Sorry if I described this too clumsily – there will definitely be no arbitrary changes to these documents, everything will go through the normal change-control process, where changes are proposed, debated, and accepted. My desire is, however, is to make this process into, essentially, a pull request – and using a markup language that git can deal with helps there (as opposed to Word).

I also want it to be possible (and easy) for anyone in the scientific community to propose changes (though my expectations about the number of such proposals are appropriately realistic). Using a widely understood format (LaTeX) lowers the barrier to entry. Writing in LaTeX is also expected; though I think it’s far from perfect, in the astro community LaTeX is the lingua franca of communication for well thought-out ideas (and I acknowledge it may be different elsewhere, as I clarified in my reply to @ktl ).

Regarding the other part of your question – it’s about the reuse of the actual text (and the ability to import it from elsewhere). A few examples:

  • The DPDD (and LDM-151) are generally thought as being difficult to understand and read. This is based on ~2 years of experiences and anecdotal feedback, and feedback from our own PST (and @ivezic and @RHL can chime in here) . A large part of it seems to be that these are long, fairly dry, technical documents. I’ve been asked to develop a series of smaller, more focused, documents (papers, really) aiming to explain how the LSST data products will enable science in particular areas (e.g., “Minor bodies of the Solar System”, “Resolved stellar populations”, “Microlensing with LSST”, …). To do this, @ctslater and I will rely heavily on the actual text from the DPDD and LDM-151 (and, vice versa – we’ll move some of the text from these papers into the DPDD, as appropriate). Those papers have to be in LaTeX (they will be published, as proceedings or otherwise); keeping the same format for the source material will be very helpful to us.

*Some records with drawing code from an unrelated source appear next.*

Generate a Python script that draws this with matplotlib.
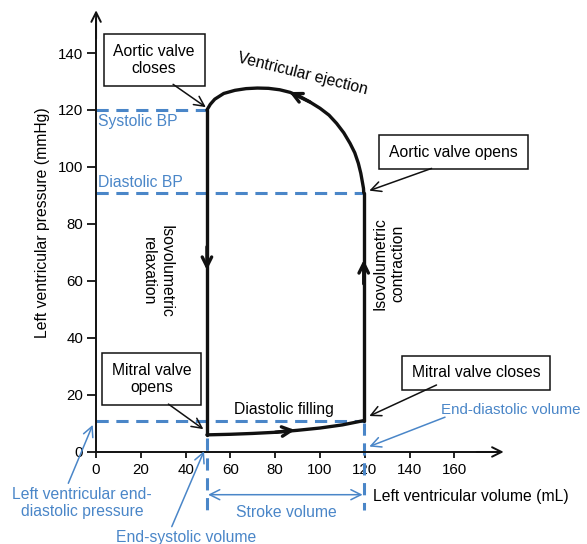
import matplotlib.pyplot as plt
import numpy as np

plt.rcParams['font.family'] = ['Liberation Sans', 'DejaVu Sans']

# pressure-volume loop (volume mL, pressure mmHg)
filling_vol = [49.5, 60, 70, 80, 90, 100, 110, 119.5]
filling_p = [6.0, 6.2, 6.5, 6.9, 7.6, 8.4, 9.5, 11.0]
contraction_vol = [119.5, 119.5]
contraction_p = [11.0, 91.0]
ejection_vol = [119.5, 119.4, 119.0, 118.2, 117.1, 115.5, 113.4, 110.6, 107.4, 104.0, 100.0,
                95.5, 91.1, 86.6, 82.0, 77.0, 72.0, 67.0, 62.0, 57.0, 53.0, 51.0, 49.5]
ejection_p = [91.0, 92.5, 94.3, 97.8, 101.3, 105.0, 108.3, 112.0, 115.3, 118.2, 120.6,
              122.8, 124.7, 126.2, 127.1, 127.6, 127.7, 127.5, 126.9, 125.8, 123.8, 122.0, 120.0]
relaxation_vol = [49.5, 49.5]
relaxation_p = [120.0, 6.0]

esv = 49.5
edv = 119.5
systolic_bp = 120
diastolic_bp = 91
lvedp = 11

xticks = [0, 20, 40, 60, 80, 100, 120, 140, 160]
yticks = [0, 20, 40, 60, 80, 100, 120, 140]

blue = '#4a86c8'
black = '#111111'
fs = 11.3

fig = plt.figure(figsize=(5.87, 5.44), dpi=100)
ax = fig.add_axes([0, 0, 1, 1])
ax.set_xlim(-42.9, 219.2)
ax.set_ylim(-32.3, 158.6)

# axes through the origin, with open arrow heads
for side in ['top', 'right']:
    ax.spines[side].set_visible(False)
ax.spines['left'].set_position(('data', 0))
ax.spines['bottom'].set_position(('data', 0))
ax.spines['left'].set_bounds(0, 152)
ax.spines['bottom'].set_bounds(0, 180)
for side in ['left', 'bottom']:
    ax.spines[side].set_linewidth(1.4)
    ax.spines[side].set_color(black)
ax.annotate('', xy=(182, 0), xytext=(170, 0),
            arrowprops=dict(arrowstyle='->', lw=1.4, color=black, mutation_scale=17, shrinkA=0, shrinkB=0))
ax.annotate('', xy=(0, 155), xytext=(0, 145),
            arrowprops=dict(arrowstyle='->', lw=1.4, color=black, mutation_scale=17, shrinkA=0, shrinkB=0))

ax.set_xticks(xticks)
ax.set_yticks(yticks)
ax.tick_params(axis='x', direction='out', length=4.2, width=1.3, labelsize=10.8, pad=4, color=black)
ax.tick_params(axis='y', direction='out', length=6.3, width=1.3, labelsize=10.8, pad=3, color=black)

ax.text(-23.9, 80.5, 'Left ventricular pressure (mmHg)', rotation=90,
        ha='center', va='center', fontsize=fs)
ax.text(123.7, -15.5, 'Left ventricular volume (mL)', ha='left', va='center', fontsize=fs)

# reference dashed lines
dash = dict(color=blue, lw=2.2, dashes=(4, 2.5))
ax.plot([0, esv], [systolic_bp, systolic_bp], **dash)
ax.plot([0, edv], [diastolic_bp, diastolic_bp], **dash)
ax.plot([0, edv], [lvedp, lvedp], **dash)
ax.plot([esv, esv], [5, -20.5], **dash)
ax.plot([edv, edv], [10, -20.5], **dash)

ax.text(1, 115.8, 'Systolic BP', color=blue, ha='left', va='center', fontsize=fs)
ax.text(1, 94.6, 'Diastolic BP', color=blue, ha='left', va='center', fontsize=fs)

# the loop
loop = dict(color=black, lw=2.4, solid_capstyle='round', solid_joinstyle='round')
ax.plot(filling_vol, filling_p, **loop)
ax.plot(contraction_vol, contraction_p, **loop)
ax.plot(ejection_vol, ejection_p, **loop)
ax.plot(relaxation_vol, relaxation_p, **loop)

head = dict(arrowstyle='->', lw=2.4, color=black, mutation_scale=17, shrinkA=0, shrinkB=0)
ax.annotate('', xy=(esv, 63.8), xytext=(esv, 72), arrowprops=head)
ax.annotate('', xy=(edv, 67.4), xytext=(edv, 59), arrowprops=head)
ax.annotate('', xy=(88.8, 7.7), xytext=(80, 6.9), arrowprops=head)
ax.annotate('', xy=(86.3, 126.3), xytext=(95.5, 122.8), arrowprops=head)

# phase labels
ax.text(92.4, 132.6, 'Ventricular ejection', rotation=-14, ha='center', va='center', fontsize=fs)
ax.text(27.4, 63.3, 'Isovolumetric\nrelaxation', rotation=-90, ha='center', va='center',
        multialignment='center', fontsize=fs)
ax.text(130.8, 66.2, 'Isovolumetric\ncontraction', rotation=90, ha='center', va='center',
        multialignment='center', fontsize=fs)
ax.text(84, 14.8, 'Diastolic filling', ha='center', va='center', fontsize=fs)

# valve event boxes
box = dict(boxstyle='square,pad=0.62', fc='white', ec=black, lw=1.1)
thin = dict(arrowstyle='->', lw=1.1, color=black, mutation_scale=18, shrinkA=0, shrinkB=0)

ax.text(25.9, 137.6, 'Aortic valve\ncloses', ha='center', va='center', fontsize=fs, bbox=box)
ax.annotate('', xy=(49, 121), xytext=(34.4, 129), arrowprops=thin)

ax.text(159.6, 105.2, 'Aortic valve opens', ha='center', va='center', fontsize=fs, bbox=box)
ax.annotate('', xy=(122, 91.7), xytext=(149.8, 99.5), arrowprops=thin)

ax.text(24.8, 25.7, 'Mitral valve\nopens', ha='center', va='center', fontsize=fs, bbox=box)
ax.annotate('', xy=(47.9, 8.0), xytext=(32.3, 16.8), arrowprops=thin)

ax.text(169.8, 27.8, 'Mitral valve closes', ha='center', va='center', fontsize=fs, bbox=box)
ax.annotate('', xy=(122, 12.6), xytext=(152, 23.5), arrowprops=thin)

# volume / pressure callouts in blue
bthin = dict(arrowstyle='->', lw=1.1, color=blue, mutation_scale=18, shrinkA=0, shrinkB=0)
ax.text(154, 14.7, 'End-diastolic volume', color=blue, ha='left', va='center', fontsize=10.9)
ax.annotate('', xy=(122, 1.9), xytext=(155.8, 12.2), arrowprops=bthin)

ax.text(-6.2, -18, 'Left ventricular end-\ndiastolic pressure', color=blue, ha='center',
        va='center', multialignment='center', fontsize=fs)
ax.annotate('', xy=(-1.5, 9.5), xytext=(-12.4, -11), arrowprops=bthin)

ax.text(40.2, -30, 'End-systolic volume', color=blue, ha='center', va='center', fontsize=fs)
ax.annotate('', xy=(48.2, 0.3), xytext=(33.8, -26.2), arrowprops=bthin)

ax.annotate('', xy=(esv + 0.5, -15), xytext=(edv - 0.5, -15),
            arrowprops=dict(arrowstyle='<->', lw=1.1, color=blue, mutation_scale=18, shrinkA=0, shrinkB=0))
ax.text(84.8, -21.2, 'Stroke volume', color=blue, ha='center', va='center', fontsize=fs)

fig.savefig('out.png', dpi=100)
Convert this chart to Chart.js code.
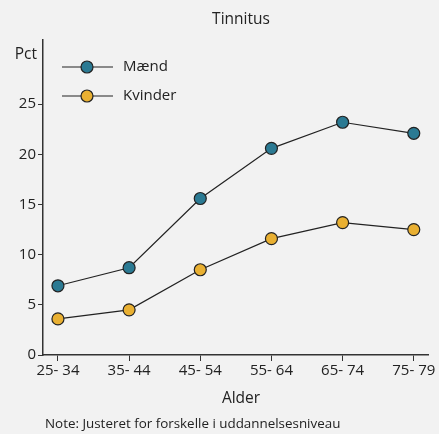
<!DOCTYPE html>
<html>
<head>
<meta charset="utf-8">
<script src="https://cdn.jsdelivr.net/npm/chart.js@4/dist/chart.umd.min.js"></script>
<style>
  html, body { margin: 0; padding: 0; background: #f2f2f2; }
  #wrap { width: 439px; height: 434px; position: relative; }
</style>
</head>
<body>
<div id="wrap"><canvas id="chart"></canvas></div>
<script>
// age groups and shares (pct) by sex
var ageGroups = ["25- 34", "35- 44", "45- 54", "55- 64", "65- 74", "75- 79"];
var maend = [6.9, 8.7, 15.6, 20.6, 23.2, 22.1];
var kvinder = [3.6, 4.5, 8.5, 11.6, 13.2, 12.5];
var yTicks = [0, 5, 10, 15, 20, 25];

var teal = "#2b7a93";
var gold = "#e9b032";
var ink = "#222222";
var font = "'Open Sans', 'DejaVu Sans', sans-serif";

function toPoints(values) {
  return values.map(function (v, i) { return { x: i, y: v }; });
}

// title, axis captions, note and the line+dot legend
var decorations = {
  id: "decorations",
  afterDraw: function (chart) {
    var ctx = chart.ctx;
    var area = chart.chartArea;
    ctx.save();
    ctx.fillStyle = ink;
    ctx.textBaseline = "middle";

    ctx.font = "15.5px " + font;
    ctx.textAlign = "center";
    ctx.fillText("Tinnitus", 241, 20);
    ctx.fillText("Alder", 241, 399);

    ctx.textAlign = "right";
    ctx.fillText("Pct", 37, 55);

    ctx.font = "13.4px " + font;
    ctx.textAlign = "left";
    ctx.fillText("Note: Justeret for forskelle i uddannelsesniveau", 45, 424);

    var items = [["Mænd", teal], ["Kvinder", gold]];
    items.forEach(function (item, k) {
      var y = 67 + k * 29;
      ctx.strokeStyle = ink;
      ctx.lineWidth = 1.2;
      ctx.beginPath();
      ctx.moveTo(area.left + 19, y);
      ctx.lineTo(area.left + 70, y);
      ctx.stroke();
      ctx.beginPath();
      ctx.arc(area.left + 44, y, 6, 0, Math.PI * 2);
      ctx.fillStyle = item[1];
      ctx.fill();
      ctx.stroke();
      ctx.fillStyle = ink;
      ctx.font = "15px " + font;
      ctx.fillText(item[0], area.left + 80, y);
    });
    ctx.restore();
  }
};

var ctx = document.getElementById("chart").getContext("2d");
var myChart = new Chart(ctx, {
  type: "line",
  data: {
    datasets: [
      {
        label: "Mænd",
        data: toPoints(maend),
        borderColor: ink,
        borderWidth: 1.2,
        pointBackgroundColor: teal,
        pointBorderColor: ink,
        pointBorderWidth: 1.2,
        pointRadius: 6,
        tension: 0,
      },
      {
        label: "Kvinder",
        data: toPoints(kvinder),
        borderColor: ink,
        borderWidth: 1.2,
        pointBackgroundColor: gold,
        pointBorderColor: ink,
        pointBorderWidth: 1.2,
        pointRadius: 6,
        tension: 0,
      },
    ],
  },
  options: {
    responsive: true,
    maintainAspectRatio: false,
    animation: false,
    layout: { padding: { top: 40, right: 11, bottom: 0, left: 0 } },
    scales: {
      x: {
        type: "linear",
        min: -0.21,
        max: 5.2,
        afterBuildTicks: function (axis) {
          axis.ticks = ageGroups.map(function (_, i) { return { value: i }; });
        },
        afterFit: function (axis) { axis.height = 79; },
        ticks: {
          color: ink,
          padding: 1,
          maxRotation: 0,
          font: { family: font, size: 15 },
          callback: function (value) { return ageGroups[value]; },
        },
        grid: { drawOnChartArea: false, color: "#333", tickLength: 6 },
        border: { color: "#333", width: 1.5 },
      },
      y: {
        min: 0,
        max: 31.4,
        afterBuildTicks: function (axis) {
          axis.ticks = yTicks.map(function (v) { return { value: v }; });
        },
        afterFit: function (axis) { axis.width = 43; },
        ticks: {
          color: ink,
          padding: 2,
          font: { family: font, size: 15 },
        },
        grid: { drawOnChartArea: false, color: "#333", tickLength: 5 },
        border: { color: "#333", width: 1.5 },
      },
    },
    plugins: {
      legend: { display: false },
      tooltip: { enabled: false },
    },
  },
  plugins: [decorations],
});
</script>
</body>
</html>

  • We are very often asked to write (or contribute) to short whitepapers for various venues (e.g. a recent public example is the LSST/Euclid/WFIRST joint reprocessing whitepaper. Like above, keeping our sources in LaTeX makes this very easy.

  • More broadly, there are a number of other documents in the science community we “interoperate” with (e.g., the cadence whitepapers, and the DESC roadmap that’s currently being written). Speaking the same language helps.

We could, of course, convert back-and-forth between various markups, but this would only make sense if there was sufficient value to be reaped from it to offset the negatives and the extra work.

Understanding the markups preferred by various sections of the community would be a fun project (though a very difficult one; I suspect getting a representative sample would be non-trivial)! But, as mentioned above, this is not just about the science collaborations. Also, a large fraction of people whose inputs are most needed for these kinds of documents skew more “traditional”.

Bottom line: this has been a great discussion (and I’m amazed and in total awe how quickly @jsick turned around the LaTeX->sphinx demo!!), but we do need to move on. Let’s continue with the present practice of using LaTeX for DM Project Science-related documents. We can revisit it in a ~year or so, once we gather more experience with the pros and cons.